Exercise description
Leave out the pictures and reproduce all of the data exactly.

Begin Provided material

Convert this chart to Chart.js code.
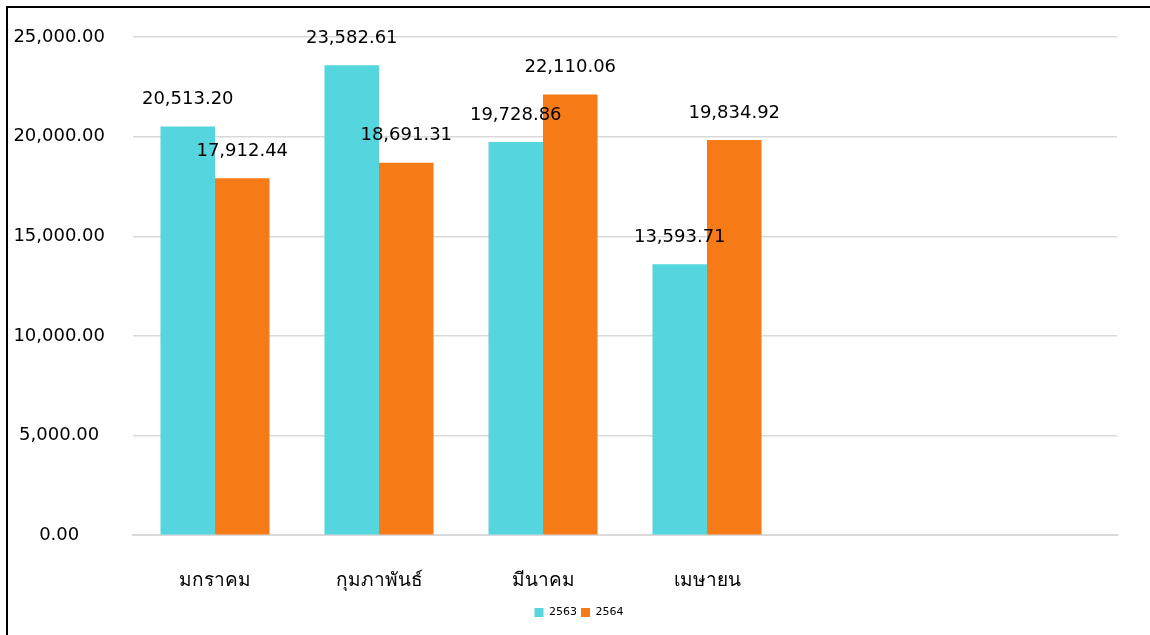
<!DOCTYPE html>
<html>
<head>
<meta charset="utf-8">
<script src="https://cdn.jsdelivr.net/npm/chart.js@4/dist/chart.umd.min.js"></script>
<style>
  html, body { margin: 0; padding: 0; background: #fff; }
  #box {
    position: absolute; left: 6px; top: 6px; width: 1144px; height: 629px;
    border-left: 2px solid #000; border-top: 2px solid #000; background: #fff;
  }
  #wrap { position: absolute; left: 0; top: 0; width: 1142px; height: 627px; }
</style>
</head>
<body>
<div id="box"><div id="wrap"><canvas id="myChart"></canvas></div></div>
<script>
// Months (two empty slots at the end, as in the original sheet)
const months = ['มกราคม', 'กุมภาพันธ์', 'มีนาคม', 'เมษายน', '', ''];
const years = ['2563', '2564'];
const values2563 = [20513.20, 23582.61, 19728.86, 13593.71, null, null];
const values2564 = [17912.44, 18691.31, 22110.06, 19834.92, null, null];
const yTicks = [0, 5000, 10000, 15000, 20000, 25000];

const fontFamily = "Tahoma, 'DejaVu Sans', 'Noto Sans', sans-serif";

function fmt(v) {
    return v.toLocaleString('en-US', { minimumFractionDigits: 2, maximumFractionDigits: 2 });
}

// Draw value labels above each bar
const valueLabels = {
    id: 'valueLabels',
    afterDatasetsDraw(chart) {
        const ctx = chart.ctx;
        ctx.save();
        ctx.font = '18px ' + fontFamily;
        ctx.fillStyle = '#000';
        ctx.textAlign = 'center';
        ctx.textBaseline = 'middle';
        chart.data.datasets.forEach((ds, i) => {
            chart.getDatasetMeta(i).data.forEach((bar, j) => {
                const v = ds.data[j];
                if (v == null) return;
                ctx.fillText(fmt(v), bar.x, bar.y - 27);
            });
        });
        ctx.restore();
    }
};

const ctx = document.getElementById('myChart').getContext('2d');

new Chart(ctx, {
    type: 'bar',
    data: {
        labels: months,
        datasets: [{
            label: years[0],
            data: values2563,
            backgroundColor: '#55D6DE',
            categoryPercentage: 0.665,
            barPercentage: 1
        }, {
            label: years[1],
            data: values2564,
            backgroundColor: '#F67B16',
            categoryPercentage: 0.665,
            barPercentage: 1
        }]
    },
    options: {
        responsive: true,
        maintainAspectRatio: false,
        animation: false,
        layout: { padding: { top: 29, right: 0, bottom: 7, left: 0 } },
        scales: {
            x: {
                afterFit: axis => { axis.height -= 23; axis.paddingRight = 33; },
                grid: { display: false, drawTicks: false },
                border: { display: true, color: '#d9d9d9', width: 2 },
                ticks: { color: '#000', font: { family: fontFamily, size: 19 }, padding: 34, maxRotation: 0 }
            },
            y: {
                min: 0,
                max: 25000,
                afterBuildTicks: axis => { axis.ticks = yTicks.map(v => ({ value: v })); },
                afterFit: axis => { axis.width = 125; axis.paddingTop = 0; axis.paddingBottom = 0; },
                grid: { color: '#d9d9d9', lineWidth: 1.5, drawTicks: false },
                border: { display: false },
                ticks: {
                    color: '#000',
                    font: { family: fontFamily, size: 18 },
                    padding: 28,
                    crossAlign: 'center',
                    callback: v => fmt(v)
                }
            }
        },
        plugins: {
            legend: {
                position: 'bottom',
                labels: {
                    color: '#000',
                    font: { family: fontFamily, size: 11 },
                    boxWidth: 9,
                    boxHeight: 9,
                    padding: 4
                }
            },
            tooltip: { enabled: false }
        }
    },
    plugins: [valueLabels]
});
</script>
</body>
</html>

End Provided material

Correct answer
Convert this chart to Chart.js code.
<!DOCTYPE html>
<html>
<head>
<meta charset="utf-8">
<script src="https://cdn.jsdelivr.net/npm/chart.js@4/dist/chart.umd.min.js"></script>
<style>
  html, body { margin: 0; padding: 0; background: #fff; }
  #box {
    position: absolute; left: 6px; top: 6px; width: 1144px; height: 629px;
    border-left: 2px solid #000; border-top: 2px solid #000; background: #fff;
  }
  #wrap { position: absolute; left: 0; top: 0; width: 1142px; height: 627px; }
</style>
</head>
<body>
<div id="box"><div id="wrap"><canvas id="myChart"></canvas></div></div>
<script>
// Months (two empty slots at the end, as in the original sheet)
const months = ['มกราคม', 'กุมภาพันธ์', 'มีนาคม', 'เมษายน', '', ''];
const years = ['2563', '2564'];
const values2563 = [20513.20, 23582.61, 19728.86, 13593.71, null, null];
const values2564 = [17912.44, 18691.31, 22110.06, 19834.92, null, null];
const yTicks = [0, 5000, 10000, 15000, 20000, 25000];

const fontFamily = "Tahoma, 'DejaVu Sans', 'Noto Sans', sans-serif";

function fmt(v) {
    return v.toLocaleString('en-US', { minimumFractionDigits: 2, maximumFractionDigits: 2 });
}

// Draw value labels above each bar
const valueLabels = {
    id: 'valueLabels',
    afterDatasetsDraw(chart) {
        const ctx = chart.ctx;
        ctx.save();
        ctx.font = '18px ' + fontFamily;
        ctx.fillStyle = '#000';
        ctx.textAlign = 'center';
        ctx.textBaseline = 'middle';
        chart.data.datasets.forEach((ds, i) => {
            chart.getDatasetMeta(i).data.forEach((bar, j) => {
                const v = ds.data[j];
                if (v == null) return;
                ctx.fillText(fmt(v), bar.x, bar.y - 27);
            });
        });
        ctx.restore();
    }
};

const ctx = document.getElementById('myChart').getContext('2d');

new Chart(ctx, {
    type: 'bar',
    data: {
        labels: months,
        datasets: [{
            label: years[0],
            data: values2563,
            backgroundColor: '#55D6DE',
            categoryPercentage: 0.665,
            barPercentage: 1
        }, {
            label: years[1],
            data: values2564,
            backgroundColor: '#F67B16',
            categoryPercentage: 0.665,
            barPercentage: 1
        }]
    },
    options: {
        responsive: true,
        maintainAspectRatio: false,
        animation: false,
        layout: { padding: { top: 29, right: 0, bottom: 7, left: 0 } },
        scales: {
            x: {
                afterFit: axis => { axis.height -= 23; axis.paddingRight = 33; },
                grid: { display: false, drawTicks: false },
                border: { display: true, color: '#d9d9d9', width: 2 },
                ticks: { color: '#000', font: { family: fontFamily, size: 19 }, padding: 34, maxRotation: 0 }
            },
            y: {
                min: 0,
                max: 25000,
                afterBuildTicks: axis => { axis.ticks = yTicks.map(v => ({ value: v })); },
                afterFit: axis => { axis.width = 125; axis.paddingTop = 0; axis.paddingBottom = 0; },
                grid: { color: '#d9d9d9', lineWidth: 1.5, drawTicks: false },
                border: { display: false },
                ticks: {
                    color: '#000',
                    font: { family: fontFamily, size: 18 },
                    padding: 28,
                    crossAlign: 'center',
                    callback: v => fmt(v)
                }
            }
        },
        plugins: {
            legend: {
                position: 'bottom',
                labels: {
                    color: '#000',
                    font: { family: fontFamily, size: 11 },
                    boxWidth: 9,
                    boxHeight: 9,
                    padding: 4
                }
            },
            tooltip: { enabled: false }
        }
    },
    plugins: [valueLabels]
});
</script>
</body>
</html>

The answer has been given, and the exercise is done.